Tentar (un giudizio) non nuoce
I pasticci sul Def ci pongono qualche domanda sulla nostra democrazia malata
Si è discusso molto nei giorni scorsi sull’incidente avvenuto in Parlamento il 27 aprile scorso. Serviva la maggioranza assoluta dei componenti dell’Assemblea ma sono mancati sei voti decisivi, così il governo è stato battuto alla Camera sullo Scostamento di Bilancio connesso al Documento di economia e finanza.
Un gesto di sciatteria o un segnale politico che alcune forze di maggioranza hanno voluto dare al Presidente Giorgia Meloni? La stessa, a fronte della figuraccia, ha lucidamente risposto a quella domanda implicita, in ogni commento offerto da opinionisti e forze d’opposizione, in maniera molto interessante: «Non so sinceramente cosa sia peggio».
A mio giudizio è esattamente questo ciò su cui bisogna riflettere. È peggio un Parlamento la cui maggioranza usa un provvedimento così importante per mandare un segnale politico al proprio interno, per rivendicare un’attenzione più precisa a talune richieste ed istanze, oppure è peggio una maggioranza politica che non si rende conto che su un documento programmatico così importante occorre garantire la presenza in aula della maggioranza assoluta dei parlamentari e quindi non si possa pensare di andare in congedo, allungare il ponte, o dedicarsi ad altro?
Personalmente e a fronte delle esperienze che ho avuto nelle aule consiliari, tendo a credere più alla seconda ipotesi, cioè ad un atto di sciatteria. Così fosse, non sarebbe meno grave, anzi.
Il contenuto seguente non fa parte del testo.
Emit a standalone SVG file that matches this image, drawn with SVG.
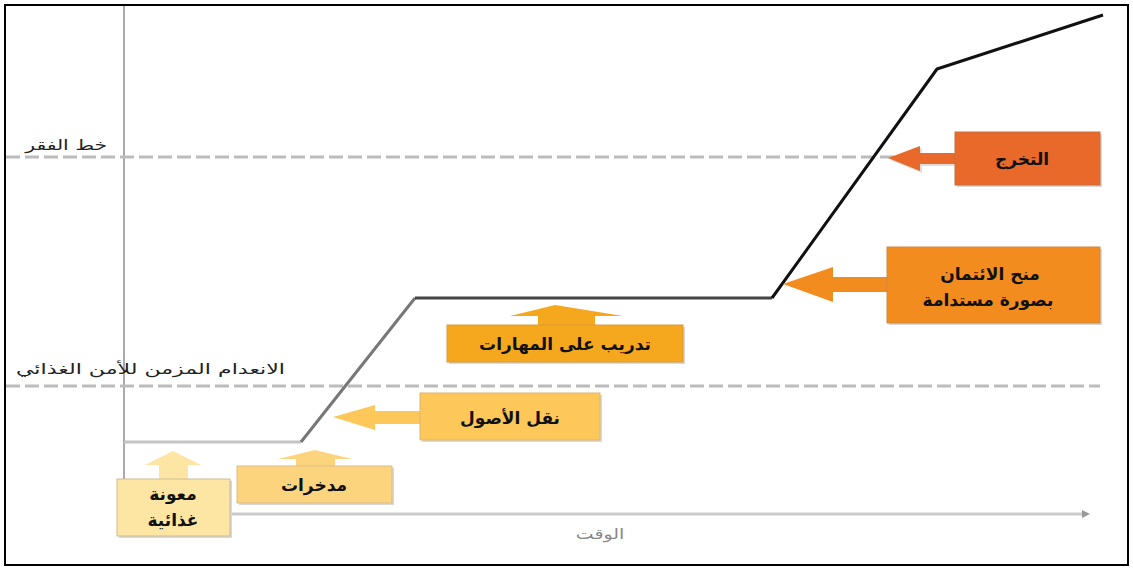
<svg xmlns="http://www.w3.org/2000/svg" width="1133" height="569" viewBox="0 0 1133 569">
<style>
text{font-family:"DejaVu Sans","Noto Sans",sans-serif}
.lbl{font-size:17px;fill:#111;font-weight:bold;text-anchor:middle}
.axlbl{font-size:14px;fill:#222;text-anchor:end}
.dash{stroke:#bcbcbc;stroke-width:3;stroke-dasharray:14 5;fill:none}
.shadow{fill:#d8d8d8}
</style>
<rect x="0" y="0" width="1133" height="569" fill="#fff"/>
<rect x="5" y="5" width="1123" height="560" fill="none" stroke="#000" stroke-width="2"/>
<g id="axes">
<line x1="124" y1="6" x2="124" y2="505" stroke="#aaa" stroke-width="2"/>
<line x1="124" y1="514" x2="1084" y2="514" stroke="#ccc" stroke-width="3"/>
<path d="M1082,510 L1090,514 L1082,518 Z" fill="#999"/>
<text transform="translate(600,539) scale(1.35,1)" font-size="14" fill="#888" text-anchor="middle">الوقت</text>
</g>
<g id="thresholds">
<line class="dash" x1="6" y1="157" x2="1100" y2="157"/>
<line class="dash" x1="6" y1="386" x2="1100" y2="386"/>
<text class="axlbl" transform="translate(107,150) scale(1.45,1)">خط الفقر</text>
<text class="axlbl" transform="translate(285,374) scale(1.58,1)">الانعدام المزمن للأمن الغذائي</text>
</g>
<g id="connectors" fill="none" stroke-linejoin="round">
<polyline points="124,442 301,442" stroke="#c4c4c4" stroke-width="3"/>
<polyline points="301,442 415,298" stroke="#777" stroke-width="3"/>
<polyline points="415,298 772,298" stroke="#444" stroke-width="3"/>
<polyline points="772,298 937,69 1103,15" stroke="#111" stroke-width="3"/>
</g>
<g id="graduation">
<path d="M888,158 L920,146 L920,153 L955,153 L955,164 L920,164 L920,171 Z" fill="#ddd" transform="translate(2,2)"/>
<rect x="957" y="134" width="145" height="53" class="shadow"/>
<path d="M888,158 L920,146 L920,153 L955,153 L955,164 L920,164 L920,171 Z" fill="#E8692A"/>
<rect x="955" y="132" width="145" height="53" fill="#E8692A" stroke="#c8703f" stroke-width="1"/>
<text class="lbl" x="1022" y="165" font-size="19">التخرج</text>
</g>
<g id="credit">
<rect x="889" y="249" width="213" height="76" class="shadow"/>
<path d="M783,284 L833,267 L833,277 L887,277 L887,292 L833,292 L833,302 Z" fill="#F28C1E"/>
<rect x="887" y="247" width="213" height="76" fill="#F28C1E" stroke="#c98a48" stroke-width="1"/>
<text class="lbl" x="990" y="280">منح الائتمان</text>
<text class="lbl" x="988" y="306">بصورة مستدامة</text>
</g>
<g id="skills">
<rect x="449" y="327" width="236" height="37" class="shadow"/>
<path d="M555,305 L623,316 L595,316 L595,326 L538,326 L538,316 L510,316 Z" fill="#F5A81E"/>
<rect x="447" y="325" width="236" height="37" fill="#F5A81E" stroke="#d99a3a" stroke-width="1"/>
<text class="lbl" x="565" y="350">تدريب على المهارات</text>
</g>
<g id="assets">
<rect x="422" y="395" width="180" height="47" class="shadow"/>
<path d="M333,417 L375,405 L375,411 L420,411 L420,424 L375,424 L375,430 Z" fill="#FDC75A"/>
<rect x="420" y="393" width="180" height="47" fill="#FDC75A" stroke="#dcb670" stroke-width="1"/>
<text class="lbl" x="510" y="424" font-size="19">نقل الأصول</text>
</g>
<g id="savings">
<rect x="239" y="468" width="155" height="37" class="shadow"/>
<path d="M315,450 L352,459 L335,459 L335,467 L296,467 L296,459 L278,459 Z" fill="#FDD47E"/>
<rect x="237" y="466" width="155" height="37" fill="#FDD47E" stroke="#d9bd85" stroke-width="1"/>
<text class="lbl" x="314" y="491" font-weight="normal">مدخرات</text>
</g>
<g id="food-aid">
<rect x="119" y="481" width="113" height="57" class="shadow"/>
<path d="M173,451 L201,465 L188,465 L188,480 L159,480 L159,465 L145,465 Z" fill="#FDE6A3"/>
<rect x="117" y="479" width="113" height="57" fill="#FDE6A3" stroke="#cbbb95" stroke-width="1"/>
<text class="lbl" x="173" y="500" font-weight="normal">معونة</text>
<text class="lbl" x="173" y="526" font-weight="normal">غذائية</text>
</g>
</svg>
Un atto deresponsabilizzante come quello avvenuto denota una progressiva svalutazione dell’azione parlamentare e questa è una delle conseguenze di un crescente selezione al ribasso della classe dirigente politica che ha portato a considerare questa funzione così poco rilevante da poter essere trascurata.
L’episodio cui abbiamo assistito io credo renda evidente questo vulnus. Oggi la sede della rappresentanza democratica per eccellenza, che è il Parlamento, può essere facilmente considerata secondaria fino a generare incidenti di questa rilevanza. Quello che è ancor più grave è che questo avviene quotidianamente, in genere senza incidenti così visibili, ma con una svalutazione del lavoro parlamentare, in particolare nelle commissioni. In aula poi, di fatto, arrivano sempre più spesso provvedimenti blindati o comunque confezionati dal governo, che poi spesso significa dalle strutture burocratiche dei Ministeri, che lasciano pochissimo spazio di discrezionalità per le modifiche.
In un Parlamento che purtroppo ha sempre meno rilevanza, si indebolisce anche la funzione fondamentale di rappresentanza delle realtà sociali. Senza questo requisito essenziale, senza questo presupposto democratico, per i gruppi parlamentari è diventato persino difficile pensare di poter incidere sui contenuti dei provvedimenti, cercando di fare sintesi tra interessi legittimi ma contrapposti.
L’incidente non ha lasciato traccia ma rileva un problema ben più grave su cui sarebbe urgente proporre una riflessione. Un assise democratica così ridotta diventa un orpello, senza significato e valore. Il popolo elettore percepisce tutto questo, lo annusa nell’aria e lo rifiuta, spesso sdegnatamente, rifugiandosi nell’astensione. Prima con le elezioni politiche e poi in modo ancor più evidente con le regionali e le amministrative ne abbiamo avuto la prova. Non è giunto il momento, al posto di rifugiarsi continuamente “nella prossima campagna elettorale” (tra poco si inizierà con le Europee) fermarsi a riflettere e porsi una domanda su questa democrazia malata?